TO DO:
Look through the data below. Pick out the lines holding the string "this".

RECORDS PROVIDED:
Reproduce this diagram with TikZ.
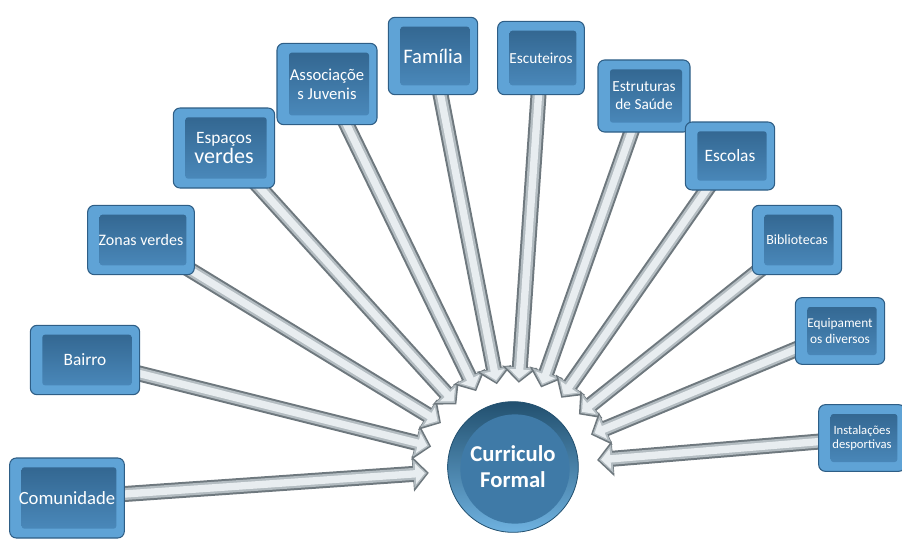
\documentclass[tikz,border=0pt]{standalone}
\usepackage{fontspec}
\setmainfont{Carlito}
\usetikzlibrary{arrows.meta,backgrounds}

\definecolor{tileout}{HTML}{5FA3D6}
\definecolor{tileedge}{HTML}{2E5E86}
\definecolor{facetop}{HTML}{30628B}
\definecolor{facebot}{HTML}{4D8DC0}
\definecolor{spokedark}{HTML}{6E787E}
\definecolor{spokemid}{HTML}{B3BCC1}
\definecolor{spokelight}{HTML}{E8EDF0}
\definecolor{ballface}{HTML}{3F7AA7}
\definecolor{balldark}{HTML}{22506F}
\definecolor{ballrim}{HTML}{6FB2E0}

\tikzset{
	tile/.style={rounded corners=5pt, fill=tileout, draw=tileedge, line width=0.8pt,
		text=white, align=center, inner sep=0pt,
		path picture={\shade[top color=facetop, bottom color=facebot, rounded corners=2pt]
			([shift={(9pt,7pt)}]path picture bounding box.south west) rectangle
			([shift={(-6pt,-7pt)}]path picture bounding box.north east);}},
	hub/.style={circle, minimum size=98pt, inner sep=0pt, top color=balldark, bottom color=ballrim,
		draw=balldark, line width=0.6pt, text=white, align=center,
		font=\bfseries\fontsize{17}{19.5}\selectfont,
		path picture={\fill[ballface] ([shift={(1.5pt,-1.5pt)}]path picture bounding box.center) circle (41pt);}},
	spoke/.style={line width=12pt, draw=spokedark, shorten <=-12pt, shorten >=14pt,
		-{Triangle[length=12pt, width=26pt]}},
	spokemid/.style={line width=9pt, draw=spokemid, shorten <=-12pt, shorten >=15.5pt,
		-{Triangle[length=10pt, width=21pt]}},
	spokeface/.style={line width=5.5pt, draw=spokelight, shorten <=-12pt, shorten >=17pt,
		-{Triangle[length=7pt, width=15pt]}}
}

\begin{document}
\begin{tikzpicture}[x=0.75pt, y=-0.75pt]
	\useasboundingbox (0,0) rectangle (902,542);

	% centre
	\node[hub] (cf) at (513,467) {Curriculo\\Formal};

	% boxes round the arc
	\node[tile, minimum width=86pt, minimum height=60pt, font=\fontsize{14}{16}\selectfont] (com) at (67,498) {Comunidade};
	\node[tile, minimum width=82pt, minimum height=52pt, font=\fontsize{13}{15}\selectfont] (bai) at (85,360) {Bairro};
	\node[tile, minimum width=80pt, minimum height=52pt, font=\fontsize{12}{14}\selectfont] (zon) at (141,240) {Zonas verdes};
	\node[tile, minimum width=76pt, minimum height=60pt, font=\fontsize{13}{15}\selectfont] (esp) at (224,148) {Espaços\\{\fontsize{16.5}{18}\selectfont verdes}};
	\node[tile, minimum width=75pt, minimum height=61pt, font=\fontsize{12.5}{14.5}\selectfont] (ass) at (327,84) {Associaçõe\\s Juvenis};
	\node[tile, minimum width=67pt, minimum height=58pt, font=\fontsize{15.5}{17}\selectfont] (fam) at (433,56) {Família};
	\node[tile, minimum width=65pt, minimum height=55pt, font=\fontsize{11.5}{13}\selectfont] (esc) at (541,58) {Escuteiros};
	\node[tile, minimum width=69pt, minimum height=54pt, font=\fontsize{11.5}{13.5}\selectfont] (est) at (644,96) {Estruturas\\de Saúde};
	\node[tile, minimum width=67pt, minimum height=51pt, font=\fontsize{13}{15}\selectfont] (scl) at (730,156) {Escolas};
	\node[tile, minimum width=67pt, minimum height=52pt, font=\fontsize{10.5}{12}\selectfont] (bib) at (797,240) {Bibliotecas};
	\node[tile, minimum width=67pt, minimum height=50pt, font=\fontsize{10}{11.5}\selectfont] (equ) at (840,331) {Equipament\\os diversos};
	\node[tile, minimum width=65pt, minimum height=50pt, font=\fontsize{9.5}{11}\selectfont] (ins) at (862,438) {Instalações\\desportivas};

	% arrows into the centre
	\begin{scope}[on background layer]
		\foreach \n in {com,bai,zon,esp,ass,fam,esc,est,scl,bib,equ,ins} {
			\draw[spoke] (\n) -- (cf);
			\draw[spokemid] (\n) -- (cf);
			\draw[spokeface] (\n) -- (cf);
		}
	\end{scope}
\end{tikzpicture}
\end{document}
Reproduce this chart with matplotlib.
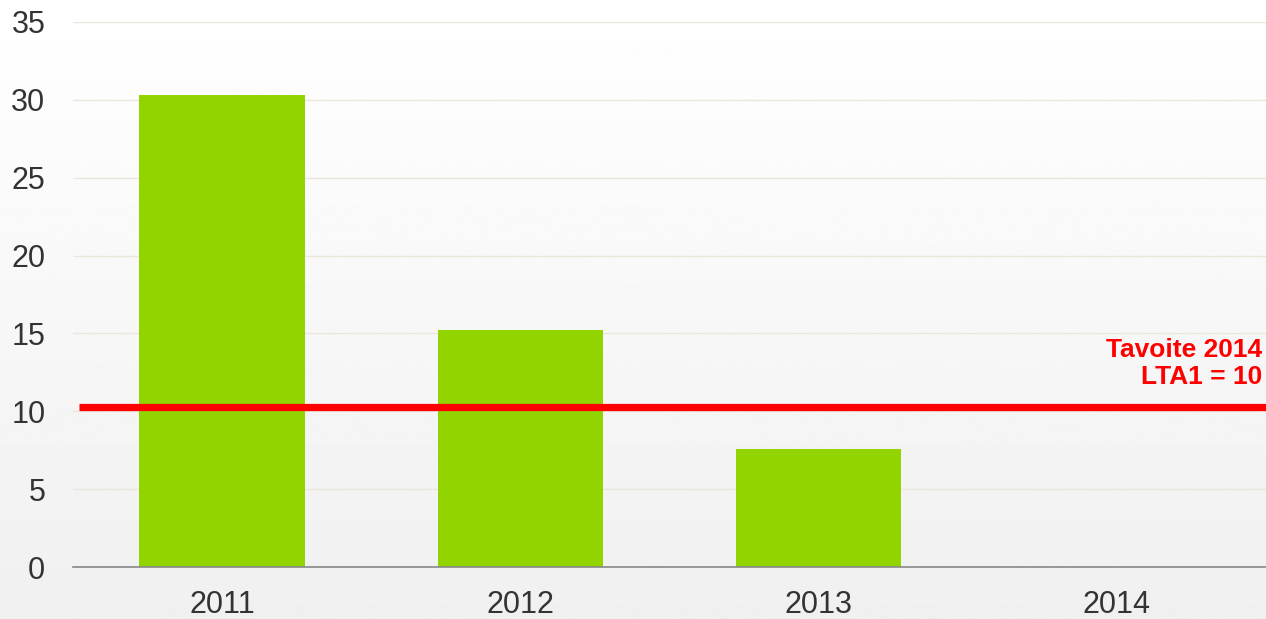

TASK OUTPUT:
Reproduce this diagram with TikZ.
Reproduce this chart with matplotlib.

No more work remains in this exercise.